All runners are required to qualify for the marathon, by running in an officially recognized event, and must be at least twenty years old to participate. Recent years have seen the introduction of microchip technology into the race to prevent cheating. Small digital microchips are laced into the shoes of runners, each with a unique code, and these are recorded at reading mats placed at regular intervals along the route.

Sought after Gold medals are awarded to the first ten men and women who finish, as well as various other prizes for those who break records. Silver medals are given to those who finish from eleventh place, up to a time of seven and a half hours, while special silver and bronze Bill Rovan medals are awarded to entrants completing the race with a time of between seven and a half hours and nine hours. Bronze medals go to runners completing between nine and eleven hours, and the Vic Clapham copper medal is given to runners finishing between eleven and twelve hours.
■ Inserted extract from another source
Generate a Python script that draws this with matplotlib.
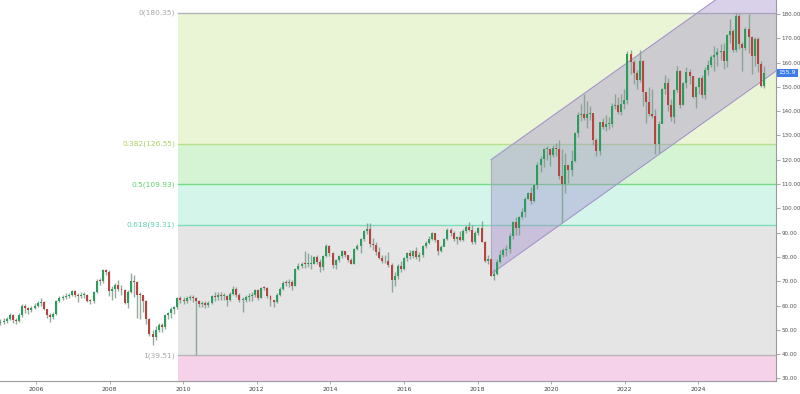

The route, lined with thousands upon thousands of supporters and member of the public takes runners thorough a series of scenic and historic areas as they make their way either to or from Durban or Pietermaritzburg. The Comrades Marathon wall of honour situated near the halfway mark at Drummond commemorates the achievements of previous runners who've managed to complete the demanding race. Runners are able to purchase a block, upon which their name and race number are recorded and displayed. Other sites of interest include Arthur's Seat, which is a corner cut out of the bank, along the roadside at the halfway mark, where the legendary five time winner of the 1920's, Athur Newton would often stop to rest. Local legend has it that that if passing runners pay tribute by placing flowers, and tipping their cap and utter the greeting "Good morning Sir", they will enjoy a strong second half of the race. The highest point along the route is is situated at Umlaas Road, 870 m above sea level and roughly twenty kilometers from Pietermaritzburg. This point usually goes by unnoticed by most entrants as no noticeable hill or incline as climbed to reach it. The only landmark at this point is a water tower on the other side of the freeway which passes the route.

The Comrades Marathon is ideally situated along the famous Midlands Meander tourism route, which stretches from Kloof, just outside of Durban, all the way passed Pietermaritzbug towards the Drakensberg mountains. The route offers visitors with excellent sight seeing and tourist opportunities. Along the route visitors can look forward to a multitude of arts and crafts merchants selling a huge variety of wares ranging from handmade leather items to clothing, paintings, pottery, cottage furniture and homemade soaps. Other attractions along the Midlands Meander include a fine selection of restaurants, pubs, and even the countries most popular micro brewery situated at Nottingham Road, a short driving distance from Pietermaritzburg. A massive choice of affordable accommodation is also available between Durban and Pietermaritzburg, consisting of Bed and breakfasts, hotels, lodges and self catering establishments.